As IMF and EU personnel sit down to talk with Irish Government officials today, Ireland’s Minister for Enterprise and Innovation said the 12.5pc corporate tax rate, which is critical to securing inward investment, is not up for negotiation.
Minister for Enterprise, Trade and Innovation Batt O’Keeffe TD reiterated the Government’s commitment to Ireland’s 12.5pc corporation tax rate.
“Our 12.5pc corporation tax rate is a vital draw for foreign direct investment (FDI) and it remains a key component of our industrial policy.
“It is an aspect of taxation on which the Government is not for turning and it is vital that we keeping hammering that message home to the international investor community,” said O’Keeffe.

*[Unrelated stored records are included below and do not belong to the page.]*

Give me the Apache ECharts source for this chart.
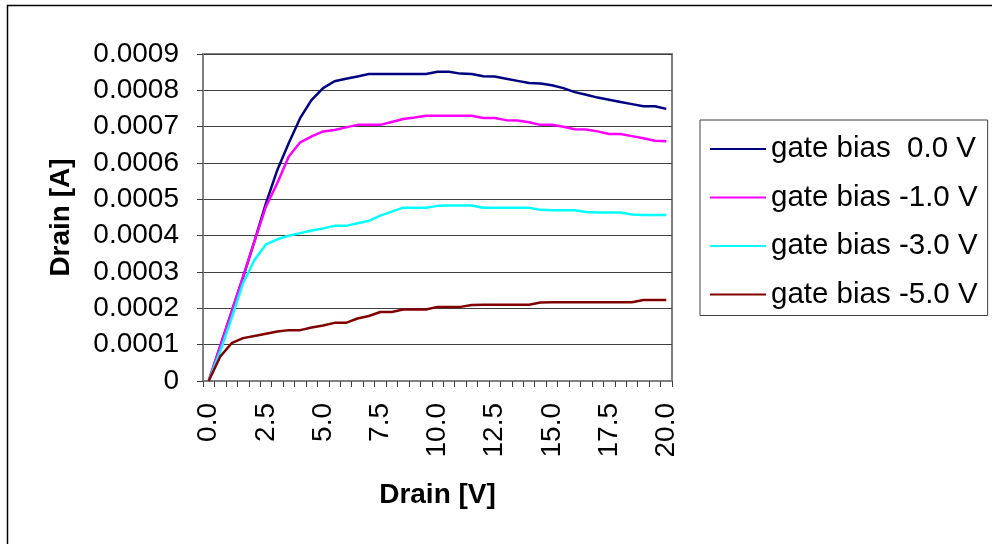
<!DOCTYPE html>
<html><head><meta charset="utf-8">
<script src="https://cdn.jsdelivr.net/npm/echarts@6/dist/echarts.min.js"></script>
<style>html,body{margin:0;padding:0;background:#fff}#c{width:992px;height:544px}</style>
</head><body><div id="c"></div>
<script>
const categories = ['0.0','0.5','1.0','1.5','2.0','2.5','3.0','3.5','4.0','4.5','5.0','5.5','6.0','6.5','7.0','7.5','8.0','8.5','9.0','9.5','10.0','10.5','11.0','11.5','12.0','12.5','13.0','13.5','14.0','14.5','15.0','15.5','16.0','16.5','17.0','17.5','18.0','18.5','19.0','19.5','20.0'];
const seriesNames = ['gate bias  0.0 V','gate bias -1.0 V','gate bias -3.0 V','gate bias -5.0 V'];
const gate0 = [0,0.000095,0.00019,0.000285,0.000385,0.000489,0.000581,0.000655,0.000724,0.000774,0.000806,0.000825,0.000832,0.000838,0.000845,0.000845,0.000845,0.000845,0.000845,0.000845,0.000851,0.000851,0.000846,0.000845,0.000839,0.000838,0.000832,0.000826,0.00082,0.000819,0.000814,0.000806,0.000795,0.000788,0.00078,0.000774,0.000768,0.000762,0.000756,0.000756,0.000749];
const gate1 = [0,0.000095,0.00019,0.000287,0.000384,0.00048,0.000545,0.000618,0.000657,0.000673,0.000687,0.000691,0.000698,0.000705,0.000705,0.000705,0.000713,0.000721,0.000725,0.00073,0.00073,0.00073,0.00073,0.00073,0.000724,0.000724,0.000718,0.000717,0.000712,0.000705,0.000705,0.0007,0.000693,0.000692,0.000687,0.00068,0.00068,0.000674,0.000668,0.000661,0.00066];
const gate3 = [0,0.000081,0.000173,0.000269,0.000333,0.000376,0.00039,0.0004,0.000407,0.000414,0.00042,0.000427,0.000427,0.000434,0.000441,0.000455,0.000466,0.000477,0.000477,0.000477,0.000482,0.000483,0.000483,0.000483,0.000477,0.000477,0.000477,0.000477,0.000477,0.000471,0.00047,0.00047,0.00047,0.000465,0.000464,0.000464,0.000464,0.000458,0.000457,0.000457,0.000457];
const gate5 = [0,0.000067,0.000104,0.000118,0.000124,0.00013,0.000136,0.00014,0.00014,0.000147,0.000153,0.00016,0.00016,0.000172,0.000179,0.00019,0.00019,0.000197,0.000197,0.000197,0.000204,0.000204,0.000204,0.000209,0.00021,0.00021,0.00021,0.00021,0.00021,0.000216,0.000217,0.000217,0.000217,0.000217,0.000217,0.000217,0.000217,0.000217,0.000223,0.000223,0.000223];
const colors = ['#000080','#FF00FF','#00FFFF','#800000'];
const allData = [gate0, gate1, gate3, gate5];

const font = '"Liberation Sans", Arial, sans-serif';
const chart = echarts.init(document.getElementById('c'), null, {renderer:'canvas'});
chart.setOption({
  animation: false,
  backgroundColor: '#fff',
  graphic: [{type:'rect', shape:{x: 7.5, y: 5.5, width: 1100, height: 700}, style:{fill:'none', stroke:'#000', lineWidth:1.5}, silent:true, z:-1}],
  grid: {left: 203, top: 54, right: 320, bottom: 163, containLabel: false, show: true, borderColor: '#808080', borderWidth: 2, backgroundColor: '#fff'},
  legend: {
    orient: 'vertical', left: 700, top: 120,
    data: seriesNames, icon: 'rect', itemWidth: 56, itemHeight: 2, itemGap: 18.5,
    padding: [14, 10, 6, 10],
    borderColor: '#404040', borderWidth: 1,
    textStyle: {fontFamily: font, fontSize: 29.5, color: '#000', lineHeight: 24}
  },
  xAxis: {
    type: 'category', data: categories, boundaryGap: true,
    name: 'Drain [V]', nameLocation: 'middle', nameGap: 100,
    nameTextStyle: {fontFamily: font, fontSize: 28, fontWeight: 'bold', color: '#000'},
    axisLine: {lineStyle: {color: '#808080', width: 2}},
    axisTick: {show: true, interval: 0, length: 6, lineStyle: {color: '#404040'}},
    axisLabel: {interval: 4, rotate: 90, margin: 22, fontFamily: font, fontSize: 28, color: '#000'},
    splitLine: {show: false}
  },
  yAxis: {
    type: 'value', min: 0, max: 0.0009, interval: 0.0001,
    name: 'Drain [A]', nameLocation: 'middle', nameGap: 128, nameRotate: 90,
    nameTextStyle: {fontFamily: font, fontSize: 28, fontWeight: 'bold', color: '#000'},
    axisLine: {show: true, lineStyle: {color: '#808080', width: 2}},
    axisTick: {show: true, length: 6, lineStyle: {color: '#404040'}},
    axisLabel: {margin: 24, fontFamily: font, fontSize: 28, color: '#000',
      formatter: v => v === 0 ? '0' : v.toFixed(4)},
    splitLine: {show: true, lineStyle: {color: '#404040', width: 1}}
  },
  series: seriesNames.map((n, k) => ({
    name: n, type: 'line', data: allData[k], showSymbol: false, symbol: 'none',
    lineStyle: {color: colors[k], width: 2.5}, itemStyle: {color: colors[k]}
  }))
});
</script></body></html>
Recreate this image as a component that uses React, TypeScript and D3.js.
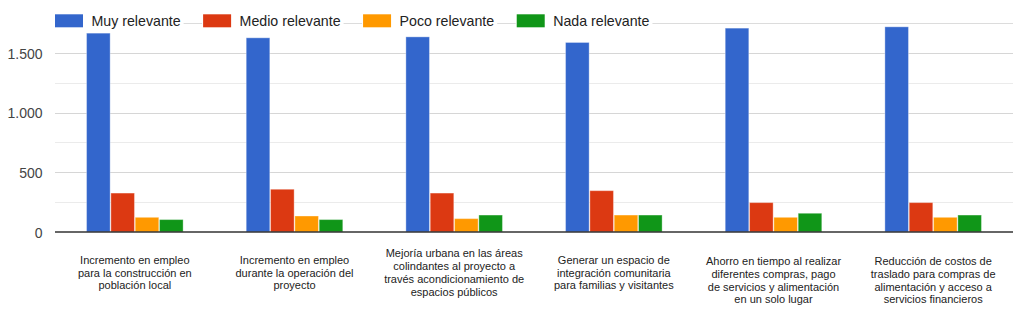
import React, { useEffect, useRef } from "react";
import * as d3 from "d3";

const categories: string[][] = [
  ["Incremento en empleo", "para la construcción en", "población local"],
  ["Incremento en empleo", "durante la operación del", "proyecto"],
  ["Mejoría urbana en las áreas", "colindantes al proyecto a", "través acondicionamiento de", "espacios públicos"],
  ["Generar un espacio de", "integración comunitaria", "para familias y visitantes"],
  ["Ahorro en tiempo al realizar", "diferentes compras, pago", "de servicios y alimentación", "en un solo lugar"],
  ["Reducción de costos de", "traslado para compras de", "alimentación y acceso a", "servicios financieros"],
];

const seriesNames = ["Muy relevante", "Medio relevante", "Poco relevante", "Nada relevante"];
const muyRelevante = [1665, 1626, 1634, 1587, 1707, 1718];
const medioRelevante = [326, 358, 326, 346, 246, 246];
const pocoRelevante = [123, 134, 112, 142, 123, 123];
const nadaRelevante = [104, 104, 142, 142, 157, 142];
const seriesValues = [muyRelevante, medioRelevante, pocoRelevante, nadaRelevante];
const colors = ["#3366cc", "#dc3912", "#ff9900", "#109618"];

const majorTicks = [0, 500, 1000, 1500];
const minorTicks = [250, 750, 1250, 1750];
const yTickLabels = ["0", "500", "1.000", "1.500"];

const W = 1024;
const H = 324;
const FONT = "'Liberation Sans', Arial, Helvetica, sans-serif";

export default function App() {
  const ref = useRef<SVGSVGElement | null>(null);

  useEffect(() => {
    const svg = d3.select(ref.current);
    svg.selectAll("*").remove();

    const left = 55;
    const right = 1013;
    const top = 23;
    const bottom = 232;

    const y = d3.scaleLinear().domain([0, 1750]).range([bottom, top]);
    const idx = categories.map((_, i) => String(i));
    const x0 = d3.scaleBand<string>().domain(idx).range([left, right]).paddingInner(0.386).paddingOuter(0.193);
    const x1 = d3.scaleBand<string>().domain(seriesNames).range([0, x0.bandwidth()]).padding(0.03);

    // gridlines
    svg.append("g")
      .selectAll("line.minor")
      .data(minorTicks)
      .join("line")
      .attr("x1", left).attr("x2", right)
      .attr("y1", (d) => Math.round(y(d)) + 0.5).attr("y2", (d) => Math.round(y(d)) + 0.5)
      .attr("stroke", (d) => (d === 1750 ? "#dcdcdc" : "#ebebeb"))
      .attr("stroke-width", 1);
    svg.append("g")
      .selectAll("line.major")
      .data(majorTicks.filter((d) => d !== 0))
      .join("line")
      .attr("x1", left).attr("x2", right)
      .attr("y1", (d) => Math.round(y(d)) + 0.5).attr("y2", (d) => Math.round(y(d)) + 0.5)
      .attr("stroke", "#d6d6d6")
      .attr("stroke-width", 1.2);

    // y labels
    svg.append("g")
      .selectAll("text")
      .data(majorTicks)
      .join("text")
      .attr("x", 42.5)
      .attr("y", (d) => y(d) + 0.8)
      .attr("dy", "0.36em")
      .attr("text-anchor", "end")
      .attr("font-family", FONT)
      .attr("font-size", 14)
      .attr("fill", "#444")
      .text((_, i) => yTickLabels[i]);

    // bars
    const g = svg.append("g");
    categories.forEach((_, ci) => {
      seriesNames.forEach((s, si) => {
        const v = seriesValues[si][ci];
        g.append("rect")
          .attr("x", (x0(String(ci)) as number) + (x1(s) as number))
          .attr("y", y(v))
          .attr("width", x1.bandwidth())
          .attr("height", y(0) - y(v))
          .attr("fill", colors[si])
          .attr("stroke", "#ffffff")
          .attr("stroke-opacity", 0.35)
          .attr("stroke-width", 1);
      });
    });

    // baseline
    svg.append("line")
      .attr("x1", left).attr("x2", right)
      .attr("y1", y(0)).attr("y2", y(0))
      .attr("stroke", "#333")
      .attr("stroke-width", 1.5);

    // x labels
    const lh = 12.8;
    const labelCenter = 272.8;
    categories.forEach((lines, ci) => {
      const cx = (x0(String(ci)) as number) + x0.bandwidth() / 2;
      const firstY = ci < 4 ? labelCenter - ((lines.length - 1) * lh) / 2 : 261.2;
      const t = svg.append("text")
        .attr("text-anchor", "middle")
        .attr("font-family", FONT)
        .attr("font-size", 11)
        .attr("fill", "#222");
      lines.forEach((ln, li) => {
        t.append("tspan")
          .attr("x", cx)
          .attr("y", firstY + li * lh)
          .attr("dy", "0.35em")
          .text(ln);
      });
    });

    // legend
    const lg = svg.append("g");
    let lx = left;
    const ly = 20.8;
    seriesNames.forEach((s, si) => {
      const item = lg.append("g");
      const bg = item.append("rect").attr("fill", "#fff");
      item.append("rect")
        .attr("x", lx).attr("y", 14.3)
        .attr("width", 28).attr("height", 13)
        .attr("fill", colors[si]);
      const txt = item.append("text")
        .attr("x", lx + 36.5)
        .attr("y", ly)
        .attr("dy", "0.35em")
        .attr("font-family", FONT)
        .attr("font-size", 14.2)
        .attr("fill", "#222")
        .text(s);
      const tw = (txt.node() as SVGTextElement).getComputedTextLength();
      bg.attr("x", lx - 1).attr("y", 12).attr("width", 36.5 + tw + 4).attr("height", 18);
      lx = lx + 36.5 + tw + 22.5;
    });
  }, []);

  return (
    <svg
      ref={ref}
      width={W}
      height={H}
      style={{ position: "absolute", left: 0, top: 0, background: "#fff" }}
    />
  );
}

O’Keeffe said FDI generates more jobs per head of population in Ireland than in any other country and foreign firms support some 240,000 Irish jobs.
“They account for 50pc of corporation tax, 70pc of national exports and a €19bn spend in the economy, including €7bn in payroll.
“Internationally, FDI was down 30pc last year but in Ireland it fell by just 4pc.
“Our enterprise economy is growing.
“Our economic recovery will be driven by sustainable economic export-led growth,” said O’Keeffe.
The US here represents 8pc of all US investment in the EU and 4.6pc worldwide. In 2008, US firms paid more than €2.5bn to the Irish exchequer in corporate tax (40pc of total corporate tax take in 2008) and contributed a further €13bn in expenditure to the Irish economy in terms of payrolls, goods and services employed in their operations.